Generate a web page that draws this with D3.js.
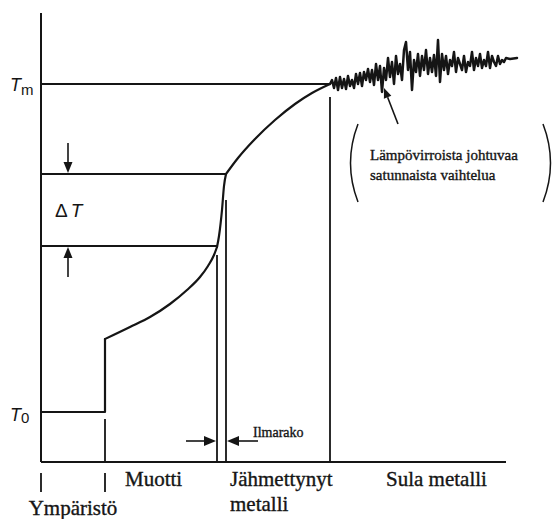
<!DOCTYPE html>
<html>
<head>
<meta charset="utf-8">
<script src="https://cdn.jsdelivr.net/npm/d3@7"></script>
<style>
  body { margin: 0; background: #fff; }
  .serif { font-family: "Liberation Serif", "Times New Roman", serif; fill: #151515; stroke: #151515; stroke-width: 0.35px; }
  .sym { font-family: "Liberation Sans", Arial, sans-serif; fill: #151515; }
</style>
</head>
<body>
<svg id="chart" width="552" height="519"></svg>
<script>
  'use strict';

  // x: distance across the casting (arbitrary units), t: temperature (arbitrary units)
  var interfaces = [12.8, 35.2, 37.0, 57.8];   // ympäristö|muotti, muotti|ilmarako, ilmarako|metalli, jähmettynyt|sula
  var interfaceTops = [8.6, 41.4, 52.4, 73.0];
  var tAmbient = 10.0;
  var tMelt = 75.6;
  var tDeltaTop = 57.6;
  var tDeltaBottom = 43.2;

  var ambientProfile = [[0, 10.0], [12.8, 10.0], [12.8, 24.6]];
  var mouldProfile = [
    [12.8, 24.6], [17.8, 27.0], [21.8, 29.0], [25.8, 31.6], [29.2, 34.4],
    [31.8, 37.0], [33.4, 39.2], [34.6, 41.4], [35.2, 43.0]
  ];
  var gapProfile = [[35.2, 43.0], [35.6, 45.2], [36.2, 50.4], [36.6, 55.2], [37.0, 57.6]];
  var solidProfile = [
    [37.0, 57.6], [39.4, 60.8], [42.8, 64.6], [46.8, 68.4], [50.8, 71.6], [54.2, 73.8], [57.8, 75.6]
  ];
  // satunnainen vaihtelu sulan puolella
  var liquidNoise = [
    [57.8, 75.6], [58.2, 76.4], [58.6, 74.8], [59.0, 76.8], [59.4, 74.4], [59.8, 77.0], [60.2, 74.8], [60.6, 76.6], [61.0, 74.6], [61.4, 77.2],
    [61.8, 75.2], [62.2, 76.4], [62.6, 74.8], [63.0, 77.6], [63.4, 75.6], [63.8, 77.8], [64.2, 75.2], [64.6, 78.0], [65.0, 76.4], [65.4, 78.6],
    [65.8, 76.0], [66.2, 78.4], [66.6, 75.4], [67.0, 79.6], [67.4, 76.4], [67.8, 79.2], [68.2, 74.0], [68.6, 78.8], [69.0, 76.4], [69.4, 80.8],
    [69.8, 77.0], [70.2, 80.0], [70.6, 75.6], [71.0, 81.2], [71.4, 77.6], [71.8, 79.6], [72.2, 76.4], [72.6, 82.4], [73.0, 84.0], [73.4, 78.4],
    [73.8, 82.0], [74.2, 74.4], [74.6, 80.4], [75.0, 78.0], [75.4, 81.6], [75.8, 77.2], [76.2, 81.2], [76.6, 78.4], [77.0, 82.4], [77.4, 77.6],
    [77.8, 80.8], [78.2, 78.0], [78.6, 81.4], [79.0, 77.2], [79.4, 84.4], [79.8, 76.0], [80.2, 81.6], [80.6, 78.4], [81.0, 81.2], [81.4, 77.6],
    [81.8, 80.4], [82.2, 79.2], [82.6, 82.0], [83.0, 78.0], [83.4, 80.8], [83.8, 79.6], [84.2, 78.4], [84.6, 81.2], [85.0, 78.0], [85.4, 80.0],
    [85.8, 79.2], [86.2, 82.0], [86.6, 78.4], [87.0, 80.8], [87.4, 79.2], [87.8, 81.6], [88.2, 78.8], [88.6, 80.4], [89.0, 79.2], [89.4, 82.0],
    [89.8, 78.8], [90.2, 81.2], [90.6, 80.0], [91.0, 79.2], [91.4, 81.2], [91.8, 79.6], [92.2, 80.4], [92.6, 80.0], [93.0, 80.8], [93.8, 80.6],
    [95.2, 80.8]
  ];
  var noteTarget = [68.6, 74.8];
  var noteTail = [71.4, 67.6];
  var noteLines = ['Lämpövirroista johtuvaa', 'satunnaista vaihtelua'];
  var xMax = 93;
  var tMax = 89.8;

  var svg = d3.select('#chart');
  var ink = '#151515';

  var x = d3.scaleLinear().domain([0, 93]).range([41, 506]);
  var y = d3.scaleLinear().domain([0, 90]).range([462, 12]);

  svg.append('rect').attr('width', 552).attr('height', 519).attr('fill', '#fff');

  function hline(t, x0, x1, w) {
    svg.append('line')
      .attr('x1', x(x0)).attr('x2', x(x1))
      .attr('y1', y(t)).attr('y2', y(t))
      .attr('stroke', ink).attr('stroke-width', w || 1.8);
  }

  function vline(xv, t0, t1, w) {
    svg.append('line')
      .attr('x1', x(xv)).attr('x2', x(xv))
      .attr('y1', y(t0)).attr('y2', y(t1))
      .attr('stroke', ink).attr('stroke-width', w || 1.8);
  }

  function profile(points, curve, w) {
    svg.append('path')
      .attr('d', d3.line().curve(curve)
        .x(function(d) { return x(d[0]); }).y(function(d) { return y(d[1]); })(points))
      .attr('fill', 'none').attr('stroke', ink).attr('stroke-width', w)
      .attr('stroke-linejoin', 'round').attr('stroke-linecap', 'round');
  }

  // line with a filled head at (x2, y2), pixel coordinates
  function arrow(x1, y1, x2, y2, headLen, headW) {
    var dx = x2 - x1, dy = y2 - y1;
    var len = Math.sqrt(dx * dx + dy * dy);
    var ux = dx / len, uy = dy / len;
    var bx = x2 - ux * headLen, by = y2 - uy * headLen;
    svg.append('line')
      .attr('x1', x1).attr('y1', y1).attr('x2', bx).attr('y2', by)
      .attr('stroke', ink).attr('stroke-width', 1.6);
    svg.append('path')
      .attr('d', 'M' + x2 + ',' + y2 +
        'L' + (bx - uy * headW) + ',' + (by + ux * headW) +
        'L' + (bx + uy * headW) + ',' + (by - ux * headW) + 'Z')
      .attr('fill', ink);
  }

  // axes
  vline(0, 0, tMax, 2);
  hline(0, 0, xMax, 2);

  // reference levels
  hline(tMelt, 0, interfaces[3]);
  hline(tDeltaTop, 0, interfaces[2]);
  hline(tDeltaBottom, 0, interfaces[1]);

  // interfaces
  interfaces.forEach(function(xv, i) {
    vline(xv, 0, interfaceTops[i]);
  });

  // temperature profile
  profile(ambientProfile, d3.curveLinear, 2.2);
  profile(mouldProfile, d3.curveMonotoneX, 2.2);
  profile(gapProfile, d3.curveMonotoneX, 2.2);
  profile(solidProfile, d3.curveMonotoneX, 2.2);
  profile(liquidNoise, d3.curveLinear, 2.5);

  // delta T arrows
  var ax = x(5.4);
  arrow(ax, y(tDeltaTop) - 31, ax, y(tDeltaTop) - 1, 11, 4.5);
  arrow(ax, y(tDeltaBottom) + 31, ax, y(tDeltaBottom) + 1, 11, 4.5);

  // air gap arrows
  var gy = y(4.2);
  arrow(x(interfaces[1]) - 31, gy, x(interfaces[1]) - 1, gy, 12, 5);
  arrow(x(interfaces[2]) + 32, gy, x(interfaces[2]) + 1, gy, 12, 5);
  svg.append('text').attr('class', 'serif')
    .attr('x', x(interfaces[2]) + 27).attr('y', gy - 4)
    .style('font-size', '14px')
    .text('Ilmarako');

  // symbols on the temperature axis
  function tLabel(t, sub, dy, subDy) {
    var txt = svg.append('text').attr('class', 'sym')
      .attr('x', 10).attr('y', y(t) + dy);
    txt.append('tspan').style('font-style', 'italic').style('font-size', '18px').text('T');
    txt.append('tspan').style('font-size', '15px').attr('dx', 0).attr('dy', subDy).text(sub);
  }
  tLabel(tMelt, 'm', 7, 4);
  tLabel(tAmbient, '0', 9, 2);

  var dT = svg.append('text').attr('class', 'sym')
    .attr('x', 55).attr('y', (y(tDeltaTop) + y(tDeltaBottom)) / 2 + 7)
    .style('font-size', '19px');
  dT.append('tspan').text('\u0394');
  dT.append('tspan').style('font-style', 'italic').attr('dx', 3).text('T');

  // annotation of the random fluctuation
  arrow(x(noteTail[0]), y(noteTail[1]), x(noteTarget[0]), y(noteTarget[1]), 10, 4);
  svg.append('path').attr('d', 'M358,124 Q343,163 358,202')
    .attr('fill', 'none').attr('stroke', ink).attr('stroke-width', 1.5);
  svg.append('path').attr('d', 'M543,124 Q558,163 543,202')
    .attr('fill', 'none').attr('stroke', ink).attr('stroke-width', 1.5);
  noteLines.forEach(function(s, i) {
    svg.append('text').attr('class', 'serif')
      .attr('x', 370).attr('y', 160 + i * 20)
      .style('font-size', '15px')
      .text(s);
  });

  // region labels below the axis
  var base = y(0);
  [0, interfaces[0]].forEach(function(xv) {
    svg.append('line')
      .attr('x1', x(xv)).attr('x2', x(xv))
      .attr('y1', base + 11).attr('y2', base + 30)
      .attr('stroke', ink).attr('stroke-width', 1.8);
  });

  var regionLabels = [
    { lines: ['Ympäristö'], x: (x(0) + x(interfaces[0])) / 2, dy: 53, anchor: 'middle' },
    { lines: ['Muotti'], x: x(interfaces[0]) + 20, dy: 24, anchor: 'start' },
    { lines: ['Jähmettynyt', 'metalli'], x: x(interfaces[2]) + 4, dy: 24, anchor: 'start' },
    { lines: ['Sula metalli'], x: x(interfaces[3]) + 56, dy: 24, anchor: 'start' }
  ];
  regionLabels.forEach(function(d) {
    d.lines.forEach(function(s, i) {
      svg.append('text').attr('class', 'serif')
        .attr('x', d.x).attr('y', base + d.dy + i * 25)
        .attr('text-anchor', d.anchor)
        .style('font-size', '21px')
        .text(s);
    });
  });
</script>
</body>
</html>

▶ TASK TO CARRY OUT: Show, from the material above, each line that includes the string "with".

▶ FINISHED TASK:
Generate a web page that draws this with D3.js.
  // line with a filled head at (x2, y2), pixel coordinates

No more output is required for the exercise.